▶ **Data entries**
------
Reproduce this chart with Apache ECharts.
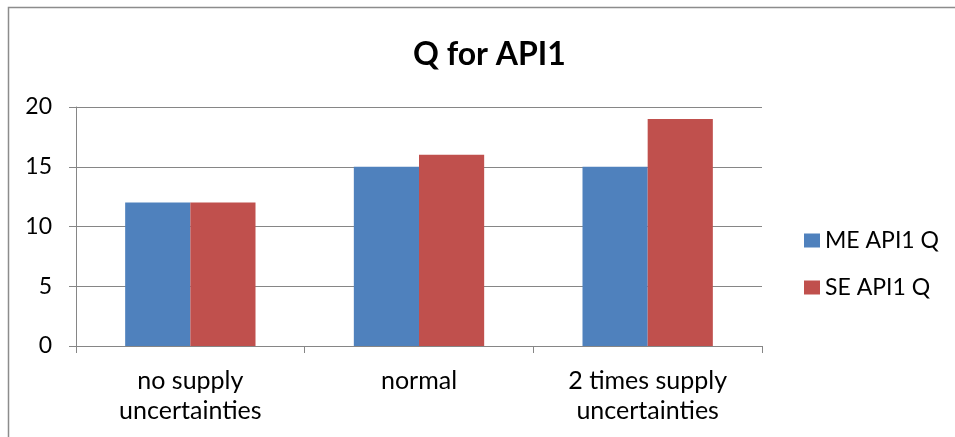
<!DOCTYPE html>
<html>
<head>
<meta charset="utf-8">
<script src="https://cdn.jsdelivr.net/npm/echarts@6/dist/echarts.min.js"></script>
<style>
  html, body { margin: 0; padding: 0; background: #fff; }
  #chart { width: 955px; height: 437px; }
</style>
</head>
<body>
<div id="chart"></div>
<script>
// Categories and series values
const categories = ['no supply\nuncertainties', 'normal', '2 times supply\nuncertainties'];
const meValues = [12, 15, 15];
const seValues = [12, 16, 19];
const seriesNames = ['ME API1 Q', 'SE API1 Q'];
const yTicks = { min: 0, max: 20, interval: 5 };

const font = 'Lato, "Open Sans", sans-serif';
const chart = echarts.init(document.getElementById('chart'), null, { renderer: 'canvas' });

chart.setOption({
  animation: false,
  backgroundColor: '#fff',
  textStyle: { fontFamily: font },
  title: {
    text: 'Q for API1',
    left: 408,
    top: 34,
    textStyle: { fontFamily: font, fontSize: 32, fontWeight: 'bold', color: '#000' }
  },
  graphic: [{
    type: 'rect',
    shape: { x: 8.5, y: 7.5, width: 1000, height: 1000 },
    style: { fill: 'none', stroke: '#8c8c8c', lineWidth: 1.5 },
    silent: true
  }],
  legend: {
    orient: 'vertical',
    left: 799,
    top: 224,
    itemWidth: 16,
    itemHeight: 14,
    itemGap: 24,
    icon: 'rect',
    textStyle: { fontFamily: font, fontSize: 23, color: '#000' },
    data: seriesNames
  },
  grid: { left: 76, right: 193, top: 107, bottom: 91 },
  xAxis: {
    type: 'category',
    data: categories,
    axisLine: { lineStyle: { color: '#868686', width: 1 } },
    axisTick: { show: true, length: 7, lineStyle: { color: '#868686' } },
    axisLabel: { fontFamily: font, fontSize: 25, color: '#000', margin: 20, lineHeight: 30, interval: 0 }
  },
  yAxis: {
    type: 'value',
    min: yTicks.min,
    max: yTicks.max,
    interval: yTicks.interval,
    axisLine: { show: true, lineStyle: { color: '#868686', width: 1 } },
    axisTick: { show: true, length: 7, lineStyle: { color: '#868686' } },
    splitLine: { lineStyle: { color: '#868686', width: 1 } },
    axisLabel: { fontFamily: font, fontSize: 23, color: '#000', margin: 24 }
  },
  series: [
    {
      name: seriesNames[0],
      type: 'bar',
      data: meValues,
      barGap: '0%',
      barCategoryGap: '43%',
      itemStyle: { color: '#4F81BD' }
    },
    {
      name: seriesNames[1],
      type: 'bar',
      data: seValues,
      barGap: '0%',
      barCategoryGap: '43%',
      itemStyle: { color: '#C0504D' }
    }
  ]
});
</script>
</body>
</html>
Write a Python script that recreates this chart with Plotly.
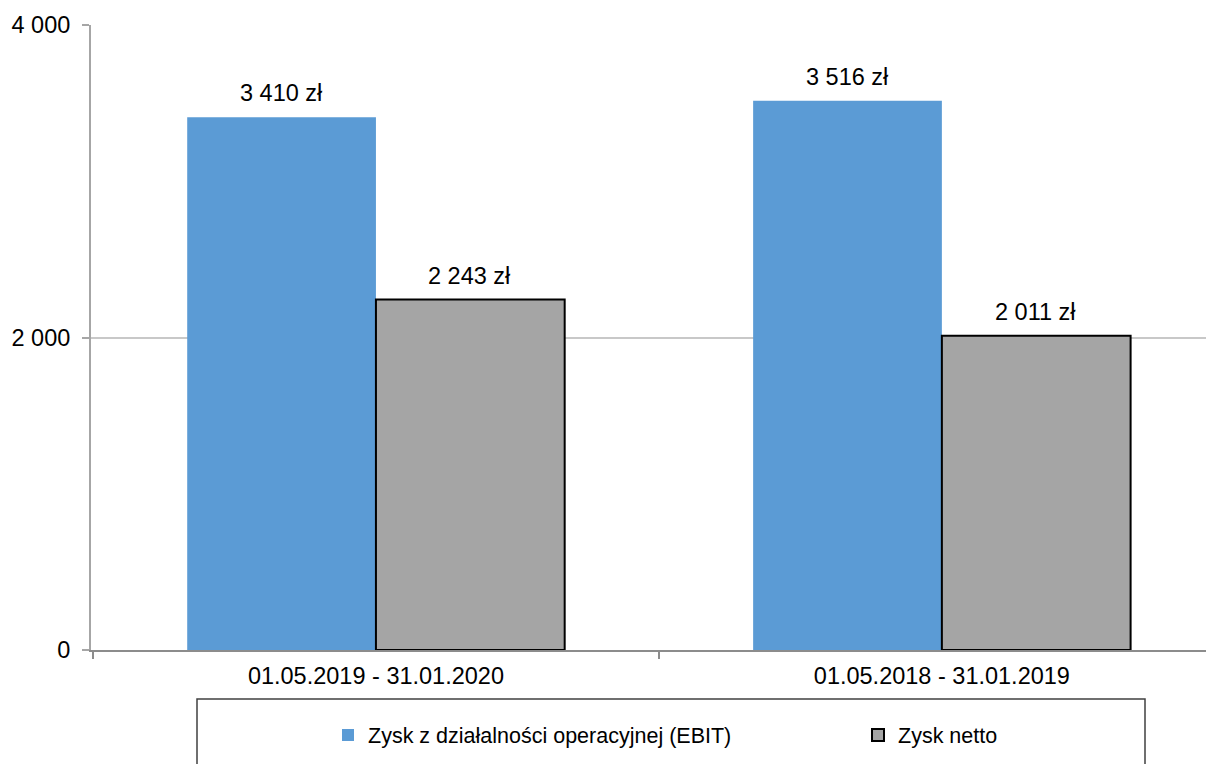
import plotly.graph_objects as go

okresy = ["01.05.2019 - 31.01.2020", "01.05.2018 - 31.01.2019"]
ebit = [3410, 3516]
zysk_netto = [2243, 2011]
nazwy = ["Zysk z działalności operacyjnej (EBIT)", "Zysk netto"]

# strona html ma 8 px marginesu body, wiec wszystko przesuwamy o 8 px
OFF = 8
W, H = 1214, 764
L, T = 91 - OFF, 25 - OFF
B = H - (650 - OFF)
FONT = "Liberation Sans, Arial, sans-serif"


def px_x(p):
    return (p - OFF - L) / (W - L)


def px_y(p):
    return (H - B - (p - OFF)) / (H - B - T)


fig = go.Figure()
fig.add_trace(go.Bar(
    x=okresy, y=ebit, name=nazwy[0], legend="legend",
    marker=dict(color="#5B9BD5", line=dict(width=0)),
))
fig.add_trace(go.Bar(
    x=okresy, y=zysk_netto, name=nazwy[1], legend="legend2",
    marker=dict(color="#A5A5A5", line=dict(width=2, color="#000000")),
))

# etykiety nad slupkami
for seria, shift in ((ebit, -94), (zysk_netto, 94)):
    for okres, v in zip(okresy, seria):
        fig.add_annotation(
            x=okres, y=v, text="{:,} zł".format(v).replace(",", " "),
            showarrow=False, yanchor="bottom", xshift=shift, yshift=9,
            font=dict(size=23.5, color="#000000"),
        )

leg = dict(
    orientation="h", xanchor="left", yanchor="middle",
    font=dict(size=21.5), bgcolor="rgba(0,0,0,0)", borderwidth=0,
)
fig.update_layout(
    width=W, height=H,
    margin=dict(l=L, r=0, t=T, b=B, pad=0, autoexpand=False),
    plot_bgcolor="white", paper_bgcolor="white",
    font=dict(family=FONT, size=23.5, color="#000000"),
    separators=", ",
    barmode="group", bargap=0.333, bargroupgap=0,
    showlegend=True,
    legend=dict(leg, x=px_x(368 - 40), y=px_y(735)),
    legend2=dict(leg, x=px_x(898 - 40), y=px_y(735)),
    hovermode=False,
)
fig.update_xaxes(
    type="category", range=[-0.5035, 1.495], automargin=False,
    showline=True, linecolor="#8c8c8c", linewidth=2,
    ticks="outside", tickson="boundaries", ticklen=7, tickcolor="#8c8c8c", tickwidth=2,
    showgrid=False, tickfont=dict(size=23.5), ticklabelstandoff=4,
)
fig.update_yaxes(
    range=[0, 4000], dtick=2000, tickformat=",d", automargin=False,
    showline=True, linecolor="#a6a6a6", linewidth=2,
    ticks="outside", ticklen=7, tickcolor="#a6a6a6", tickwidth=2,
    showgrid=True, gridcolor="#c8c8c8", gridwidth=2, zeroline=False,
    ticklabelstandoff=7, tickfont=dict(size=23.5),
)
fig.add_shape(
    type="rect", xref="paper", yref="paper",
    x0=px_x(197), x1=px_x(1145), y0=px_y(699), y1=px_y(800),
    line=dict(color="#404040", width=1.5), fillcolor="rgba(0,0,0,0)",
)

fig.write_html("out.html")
------
▶ **Task prompt**
Would you restate, exactly and with no pictures, the lines of the entries above from the one containing "Write a Python" through the one containing "z działalności operacyjnej"?

▶ **Output below**
Write a Python script that recreates this chart with Plotly.
import plotly.graph_objects as go

okresy = ["01.05.2019 - 31.01.2020", "01.05.2018 - 31.01.2019"]
ebit = [3410, 3516]
zysk_netto = [2243, 2011]
nazwy = ["Zysk z działalności operacyjnej (EBIT)", "Zysk netto"]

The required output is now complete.